Vous poursuivez le récit de votre histoire familiale en racontant cette fois l’histoire de votre mère, Clémentine.
C’est une autre pièce du "puzzle" que je souhaitais dévoiler en racontant le côté breton de l’histoire familiale. Quatre pages sont publiées chaque mois dans le magazine Notre temps depuis le mois d’octobre. J’ai choisi Notre temps parce que c’était le magazine préféré de mes grands-parents. Ma grand-mère aurait été très fière de retrouver mes histoires dans son magazine. Les planches seront ensuite éditées en livre.
Vos livres sont désormais édités dans votre propre maison d’édition « Les livres du futur ». Est-ce un moyen de maîtriser l’ensemble de la chaîne de fabrication de vos livres ?

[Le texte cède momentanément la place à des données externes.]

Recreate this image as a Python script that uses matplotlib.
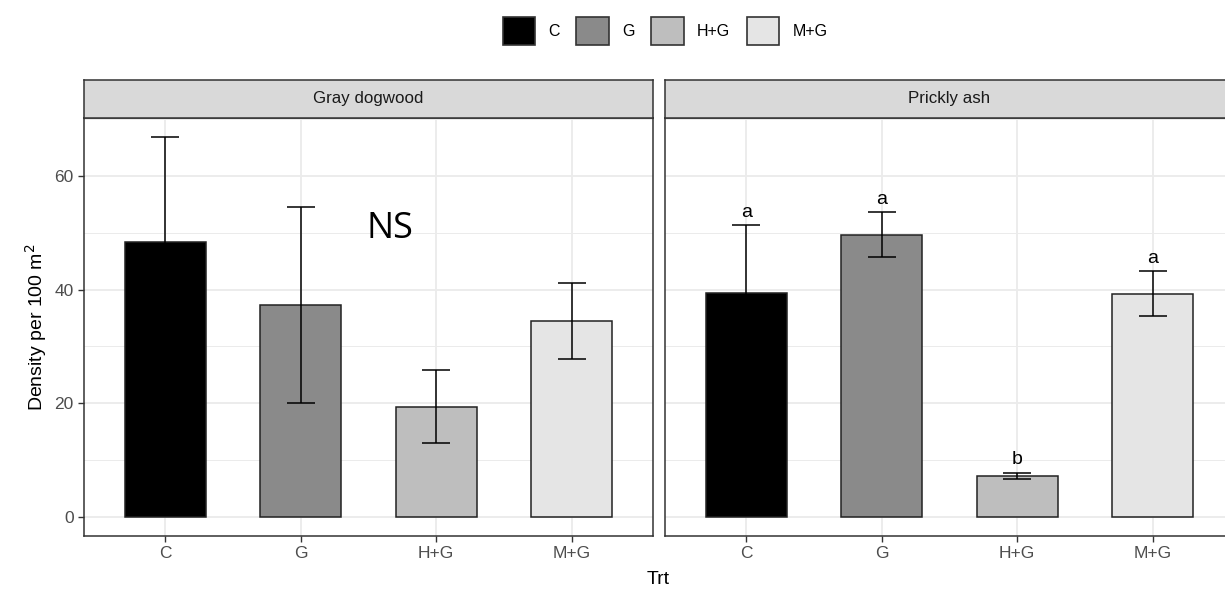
import matplotlib
matplotlib.use("Agg")
import matplotlib.pyplot as plt
from matplotlib.patches import Patch

plt.rcParams['font.family'] = ['Liberation Sans', 'DejaVu Sans']

# treatments and panel data
trts = ["C", "G", "H+G", "M+G"]
fills = ["#000000", "#8A8A8A", "#BEBEBE", "#E5E5E5"]
species = ["Gray dogwood", "Prickly ash"]

dogwood_mean = [48.4, 37.3, 19.4, 34.5]
dogwood_se = [18.4, 17.2, 6.4, 6.7]
prickly_mean = [39.4, 49.7, 7.2, 39.3]
prickly_se = [12.0, 3.95, 0.6, 3.9]
prickly_letters = ["a", "a", "b", "a"]

means = [dogwood_mean, prickly_mean]
ses = [dogwood_se, prickly_se]
letters = [None, prickly_letters]

W, H = 1225, 589
fig = plt.figure(figsize=(W / 100, H / 100), dpi=100)

panel_lefts = [84, 665]
panel_w = 569
panel_top, panel_bot = 118, 536
strip_top = 80
frame_col = "#333333"
grid_col = "#EBEBEB"

xs = list(range(1, len(trts) + 1))

for i, sp in enumerate(species):
    l = panel_lefts[i] / W
    ax = fig.add_axes([l, (H - panel_bot) / H, panel_w / W, (panel_bot - panel_top) / H])
    ax.set_xlim(0.4, 4.6)
    ax.set_ylim(-3.35, 70.2)
    ax.set_axisbelow(True)
    for y in [10, 30, 50, 70]:
        ax.axhline(y, color=grid_col, lw=0.7, zorder=0)
    for y in [0, 20, 40, 60]:
        ax.axhline(y, color=grid_col, lw=1.3, zorder=0)
    for x in xs:
        ax.axvline(x, color=grid_col, lw=1.3, zorder=0)

    ax.bar(xs, means[i], width=0.6, color=fills, edgecolor="#222222", linewidth=1.1, zorder=2)
    ax.errorbar(xs, means[i], yerr=ses[i], fmt="none", ecolor="black",
                elinewidth=1.1, capsize=10, capthick=1.1, zorder=3)

    if letters[i]:
        for x, m, s, t in zip(xs, means[i], ses[i], letters[i]):
            ax.annotate(t, (x, m + s), xytext=(0, 3), textcoords="offset points",
                        ha="center", va="bottom", fontsize=14, color="black")

    ax.set_xticks(xs)
    ax.set_xticklabels(trts)
    ax.set_yticks([0, 20, 40, 60])
    ax.tick_params(colors=frame_col, labelcolor="#4D4D4D", labelsize=12.5, length=4, width=1)
    if i == 1:
        ax.tick_params(axis="y", left=False, labelleft=False)
    for s in ax.spines.values():
        s.set_color(frame_col)
        s.set_linewidth(1.1)

    # facet strip
    sax = fig.add_axes([l, (H - panel_top) / H, panel_w / W, (panel_top - strip_top) / H])
    sax.set_facecolor("#D9D9D9")
    sax.set_xticks([])
    sax.set_yticks([])
    for s in sax.spines.values():
        s.set_color(frame_col)
        s.set_linewidth(1.1)
    sax.text(0.5, 0.5, sp, ha="center", va="center", fontsize=12.2, color="#1A1A1A",
             transform=sax.transAxes)

    if i == 0:
        ax.set_ylabel("Density per 100 m$^2$", fontsize=14, labelpad=4)
        ax.text(2.66, 50.6, "NS", fontsize=26, ha="center", va="center",
                family=["Open Sans", "DejaVu Sans"])

fig.text(658 / W, 1 - 580 / H, "Trt", ha="center", va="center", fontsize=14)

handles = [Patch(facecolor=c, edgecolor="#333333", linewidth=1.2) for c in fills]
fig.legend(handles, trts, loc="center", bbox_to_anchor=(665 / W, 1 - 31 / H), ncol=4,
           frameon=False, fontsize=11.5, handlelength=2.05, handleheight=2.4,
           handletextpad=0.8, columnspacing=1.05, borderaxespad=0)

fig.savefig("out.png", dpi=100)
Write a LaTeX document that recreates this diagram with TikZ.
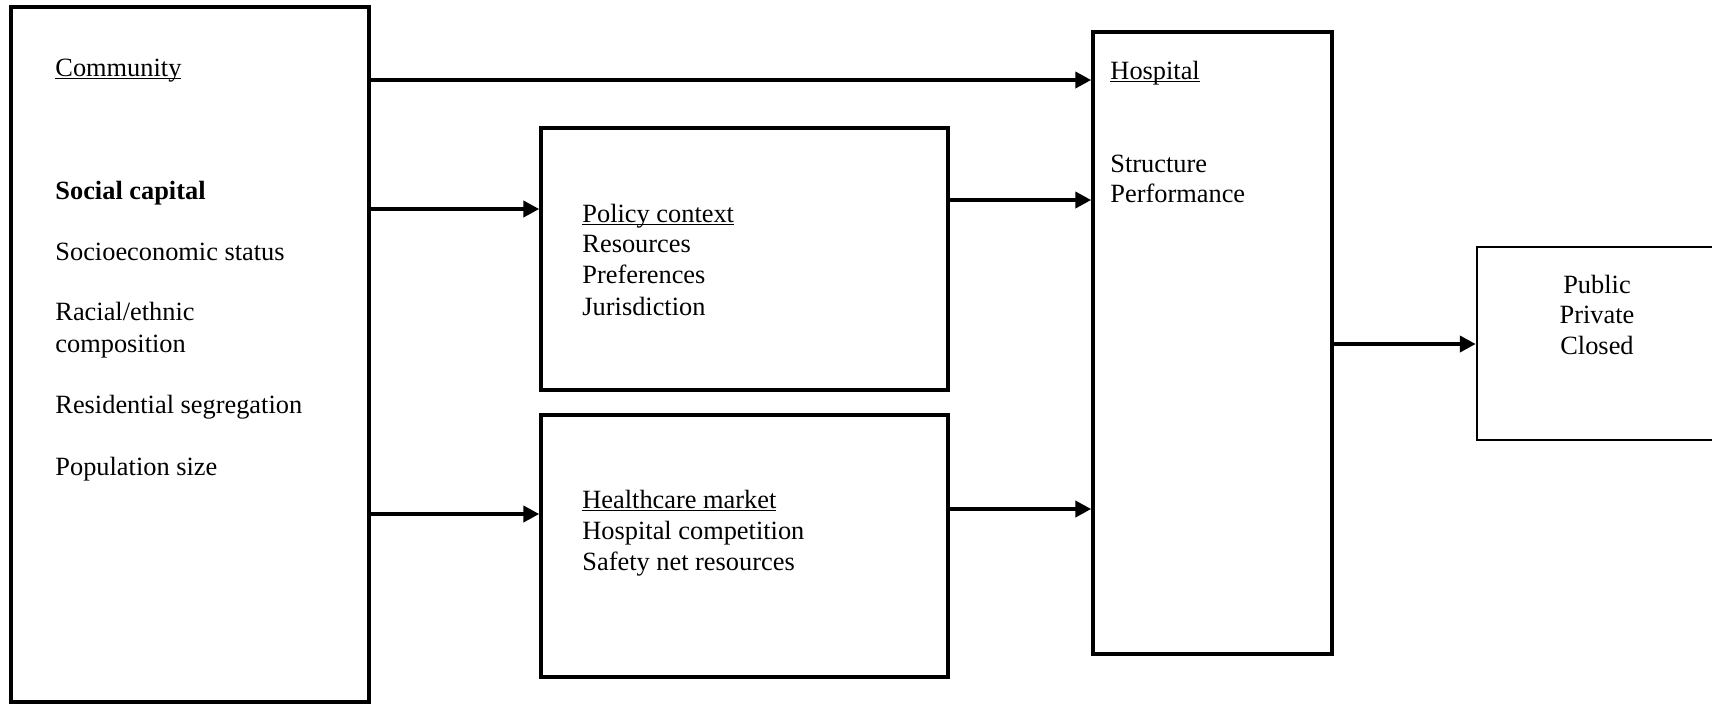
\documentclass[tikz,border=0pt]{standalone}
\usepackage{fontspec}
\setmainfont{Liberation Serif}
\usetikzlibrary{arrows.meta}
\newcommand{\undertext}[1]{\setbox0\hbox{#1}\rlap{\rule[-1.5pt]{\wd0}{0.6pt}}\box0}

\begin{document}
\begin{tikzpicture}[x=0.44pt,y=-0.44pt]

        \tikzstyle{box}=[draw,rectangle,line width=1.5pt,inner sep=0pt]
        \tikzstyle{lbl}=[anchor=base west,inner sep=0pt,font=\fontsize{11.6}{13.8}\selectfont]
        \tikzstyle{arr}=[line width=1.9pt,-{Triangle[length=7pt,width=7pt]}]

        \useasboundingbox (0,0) rectangle (1712,703);

        % boxes
        \node[box, minimum width=157.5pt, minimum height=305.8pt] (comm) at (190,354.5) {};
        \node[box, minimum width=179.1pt, minimum height=115.3pt] (policy) at (744.5,259) {};
        \node[box, minimum width=179.1pt, minimum height=115.3pt] (market) at (744.5,546) {};
        \node[box, minimum width=105.2pt, minimum height=273.7pt] (hosp) at (1212.5,343) {};
        \node[box, line width=1.1pt, minimum width=114.4pt, minimum height=84.9pt] (outcome) at (1607,343.5) {};

        % community
        \node[lbl] (t_comm) at (55,76) {\undertext{Community}};
        \node[lbl] (t_social) at (55,199) {\bfseries Social capital};
        \foreach \y / \t / \n in {260/Socioeconomic status/ses, 320/Racial\slash ethnic/race, 352/composition/comp, 413/Residential segregation/seg, 475/Population size/pop} {
            \node[lbl] (t_\n) at (55,\y) {\t};
        }

        % policy context
        \node[lbl] (t_policy) at (582,222) {\undertext{Policy context}};
        \foreach \y / \t / \n in {252/Resources/res, 283/Preferences/pref, 315/Jurisdiction/jur} {
            \node[lbl] (t_\n) at (582,\y) {\t};
        }

        % healthcare market
        \node[lbl] (t_market) at (582,508) {\undertext{Healthcare market}};
        \foreach \y / \t / \n in {539/Hospital competition/comp2, 570/Safety net resources/safety} {
            \node[lbl] (t_\n) at (582,\y) {\t};
        }

        % hospital
        \node[lbl] (t_hosp) at (1110,79) {\undertext{Hospital}};
        \foreach \y / \t / \n in {172/Structure/struct, 202/Performance/perf} {
            \node[lbl] (t_\n) at (1110,\y) {\t};
        }

        % outcome
        \foreach \y / \t / \n in {293/Public/pub, 323/Private/priv, 354/Closed/closed} {
            \node[lbl, anchor=base] (t_\n) at (1597,\y) {\t};
        }

        % arrows
        \draw[arr] (comm.east |- 0,80) -- (hosp.west |- 0,80);
        \draw[arr] (comm.east |- 0,209) -- (policy.west |- 0,209);
        \draw[arr] (comm.east |- 0,514) -- (market.west |- 0,514);
        \draw[arr] (policy.east |- 0,200) -- (hosp.west |- 0,200);
        \draw[arr] (market.east |- 0,509) -- (hosp.west |- 0,509);
        \draw[arr] (hosp.east |- 0,344) -- (outcome.west |- 0,344);

    \end{tikzpicture}
\end{document}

J’ai la chance d’avoir eu du succès ces dernières années (la série l’Arabe du futur s’est vendue à plus de 3 millions d’exemplaires, et est traduite dans plus de vingt langues, ndlr). Ce qui m’a donné une grande liberté. J’ai une passion pour le livre que je considère comme un objet "magique". Les livres sont capables de faire vivre à des êtres humains des expériences incroyables juste à travers des signes et des dessins sur une page imprimée ! Je suis aussi un collectionneur de livres.
J’avais donc en tête depuis très longtemps de créer une maison d’édition. Pendant le confinement, je me suis dit que c’était le bon moment. J’ai donc lancé ma première publication avec Le jeune acteur qui raconte la vie de Vincent Lacoste qui a joué dans mon premier film, Les Beaux Gosses. Je souhaite aussi donner leur chance à de jeunes auteurs et autrices de pouvoir être édités. Un peu comme j’aurais pu en bénéficier lorsque j’ai commencé ce métier.
Quels sont vos projets ?
Je prépare un nouveau tome du Jeune acteur qui devrait sortir au mois de juin. Je travaille aussi sur un scénario avec Les inconnus. Et l’année prochaine, je devrais sortir la suite de Moi, Fadi, le frère volé. Je vais essayer de mener tous ces projets de front.